------ Recorded data

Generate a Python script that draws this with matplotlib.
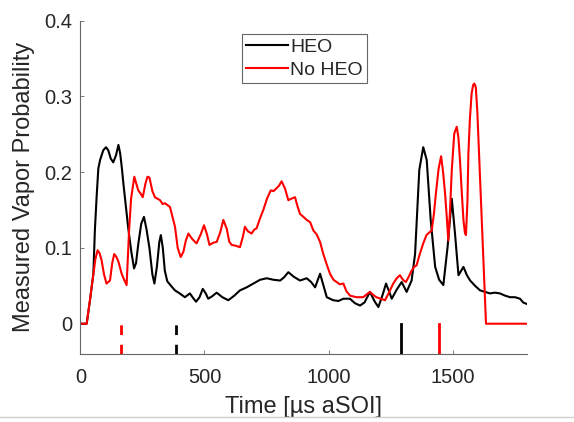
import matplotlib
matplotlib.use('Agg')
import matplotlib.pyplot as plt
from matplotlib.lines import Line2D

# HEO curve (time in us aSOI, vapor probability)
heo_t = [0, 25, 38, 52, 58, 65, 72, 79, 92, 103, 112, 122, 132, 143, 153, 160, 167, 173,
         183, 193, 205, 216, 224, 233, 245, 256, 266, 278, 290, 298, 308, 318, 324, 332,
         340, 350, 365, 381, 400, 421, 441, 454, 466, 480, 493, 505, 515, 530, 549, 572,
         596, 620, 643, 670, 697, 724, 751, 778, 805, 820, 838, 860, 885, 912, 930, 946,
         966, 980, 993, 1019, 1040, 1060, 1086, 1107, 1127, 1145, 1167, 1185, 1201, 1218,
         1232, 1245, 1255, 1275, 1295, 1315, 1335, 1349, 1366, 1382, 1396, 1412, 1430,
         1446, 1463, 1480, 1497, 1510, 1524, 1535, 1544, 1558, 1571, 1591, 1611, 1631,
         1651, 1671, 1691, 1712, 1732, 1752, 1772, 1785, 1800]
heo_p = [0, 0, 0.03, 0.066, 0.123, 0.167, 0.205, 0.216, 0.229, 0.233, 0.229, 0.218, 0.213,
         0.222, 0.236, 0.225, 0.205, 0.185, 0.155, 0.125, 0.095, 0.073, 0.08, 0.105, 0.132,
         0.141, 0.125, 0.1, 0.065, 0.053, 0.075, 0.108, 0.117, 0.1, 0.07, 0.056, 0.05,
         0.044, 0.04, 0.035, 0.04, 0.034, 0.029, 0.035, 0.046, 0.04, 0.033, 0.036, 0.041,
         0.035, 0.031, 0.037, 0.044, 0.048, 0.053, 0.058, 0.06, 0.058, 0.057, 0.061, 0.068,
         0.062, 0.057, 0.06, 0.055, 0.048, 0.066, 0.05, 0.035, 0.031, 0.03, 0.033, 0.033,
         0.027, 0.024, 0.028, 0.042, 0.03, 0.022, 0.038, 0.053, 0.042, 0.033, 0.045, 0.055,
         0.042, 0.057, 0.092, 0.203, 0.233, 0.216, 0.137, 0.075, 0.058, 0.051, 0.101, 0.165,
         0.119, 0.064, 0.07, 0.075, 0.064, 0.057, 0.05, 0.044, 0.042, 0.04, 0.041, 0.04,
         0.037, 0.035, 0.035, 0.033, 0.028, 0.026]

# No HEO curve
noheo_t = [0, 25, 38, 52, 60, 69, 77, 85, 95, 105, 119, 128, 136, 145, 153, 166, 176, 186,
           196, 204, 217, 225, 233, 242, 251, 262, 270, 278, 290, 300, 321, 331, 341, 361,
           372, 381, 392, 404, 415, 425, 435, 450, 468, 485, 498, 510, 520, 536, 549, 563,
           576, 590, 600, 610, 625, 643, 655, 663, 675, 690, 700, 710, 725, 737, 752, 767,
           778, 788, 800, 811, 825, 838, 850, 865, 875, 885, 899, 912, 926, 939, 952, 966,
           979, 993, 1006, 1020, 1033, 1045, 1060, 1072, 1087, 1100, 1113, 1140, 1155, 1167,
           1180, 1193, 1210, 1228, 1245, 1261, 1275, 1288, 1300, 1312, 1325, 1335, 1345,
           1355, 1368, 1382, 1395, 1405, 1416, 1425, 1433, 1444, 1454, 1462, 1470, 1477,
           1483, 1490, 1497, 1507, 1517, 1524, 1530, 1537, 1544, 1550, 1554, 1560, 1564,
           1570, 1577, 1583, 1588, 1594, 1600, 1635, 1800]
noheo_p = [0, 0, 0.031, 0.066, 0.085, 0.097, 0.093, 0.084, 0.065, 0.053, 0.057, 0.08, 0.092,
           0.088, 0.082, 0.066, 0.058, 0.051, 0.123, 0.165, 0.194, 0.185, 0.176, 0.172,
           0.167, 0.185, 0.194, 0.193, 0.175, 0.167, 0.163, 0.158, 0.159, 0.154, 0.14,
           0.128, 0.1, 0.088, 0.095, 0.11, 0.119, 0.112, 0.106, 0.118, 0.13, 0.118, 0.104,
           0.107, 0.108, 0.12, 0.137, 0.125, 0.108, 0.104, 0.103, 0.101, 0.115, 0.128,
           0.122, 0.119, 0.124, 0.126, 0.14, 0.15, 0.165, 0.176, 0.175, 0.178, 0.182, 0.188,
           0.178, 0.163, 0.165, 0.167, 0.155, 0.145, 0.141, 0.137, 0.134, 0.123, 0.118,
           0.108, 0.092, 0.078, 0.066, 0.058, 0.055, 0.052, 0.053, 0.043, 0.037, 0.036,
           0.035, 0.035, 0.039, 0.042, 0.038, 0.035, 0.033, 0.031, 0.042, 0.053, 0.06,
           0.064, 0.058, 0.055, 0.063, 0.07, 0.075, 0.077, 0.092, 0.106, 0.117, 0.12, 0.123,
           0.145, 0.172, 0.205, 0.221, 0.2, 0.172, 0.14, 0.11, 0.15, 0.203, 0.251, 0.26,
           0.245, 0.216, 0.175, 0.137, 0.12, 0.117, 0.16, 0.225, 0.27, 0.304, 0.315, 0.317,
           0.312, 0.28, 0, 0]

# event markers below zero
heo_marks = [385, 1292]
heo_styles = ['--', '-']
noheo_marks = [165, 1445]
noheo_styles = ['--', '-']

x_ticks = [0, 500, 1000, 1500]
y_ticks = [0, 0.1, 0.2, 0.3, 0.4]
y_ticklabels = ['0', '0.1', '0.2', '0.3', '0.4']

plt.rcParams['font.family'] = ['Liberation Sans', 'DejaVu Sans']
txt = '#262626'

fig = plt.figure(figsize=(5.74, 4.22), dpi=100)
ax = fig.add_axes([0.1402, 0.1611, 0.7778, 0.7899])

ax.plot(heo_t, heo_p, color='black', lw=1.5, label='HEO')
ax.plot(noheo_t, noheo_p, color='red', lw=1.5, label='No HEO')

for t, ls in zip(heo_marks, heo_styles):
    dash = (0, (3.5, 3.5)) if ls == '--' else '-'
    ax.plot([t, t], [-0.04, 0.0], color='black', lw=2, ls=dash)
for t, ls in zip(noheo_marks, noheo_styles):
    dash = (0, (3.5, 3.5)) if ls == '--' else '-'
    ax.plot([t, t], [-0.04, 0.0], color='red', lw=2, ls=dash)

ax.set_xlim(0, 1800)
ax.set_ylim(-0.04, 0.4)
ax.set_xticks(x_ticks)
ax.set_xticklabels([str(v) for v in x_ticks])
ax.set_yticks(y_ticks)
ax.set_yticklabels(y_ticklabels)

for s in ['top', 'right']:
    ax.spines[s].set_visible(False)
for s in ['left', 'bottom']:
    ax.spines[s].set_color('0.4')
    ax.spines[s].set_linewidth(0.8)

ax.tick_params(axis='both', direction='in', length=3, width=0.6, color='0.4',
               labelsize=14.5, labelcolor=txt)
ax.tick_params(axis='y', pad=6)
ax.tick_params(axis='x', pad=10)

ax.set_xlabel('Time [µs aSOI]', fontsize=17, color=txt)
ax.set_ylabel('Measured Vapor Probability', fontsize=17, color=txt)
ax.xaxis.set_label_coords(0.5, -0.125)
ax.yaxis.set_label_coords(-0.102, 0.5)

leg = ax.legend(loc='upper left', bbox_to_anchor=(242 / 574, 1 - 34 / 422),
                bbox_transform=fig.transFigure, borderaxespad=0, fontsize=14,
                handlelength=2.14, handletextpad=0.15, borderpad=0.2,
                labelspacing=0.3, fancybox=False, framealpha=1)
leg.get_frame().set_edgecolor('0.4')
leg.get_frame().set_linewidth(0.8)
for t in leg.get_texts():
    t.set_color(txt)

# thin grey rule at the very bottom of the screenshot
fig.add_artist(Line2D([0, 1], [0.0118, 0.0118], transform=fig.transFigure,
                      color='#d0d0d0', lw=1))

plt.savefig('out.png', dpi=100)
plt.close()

------------

### Objective
Which lines include the word "matplotlib"? List them all.

### Result of this task
Generate a Python script that draws this with matplotlib.
import matplotlib
matplotlib.use('Agg')
import matplotlib.pyplot as plt
from matplotlib.lines import Line2D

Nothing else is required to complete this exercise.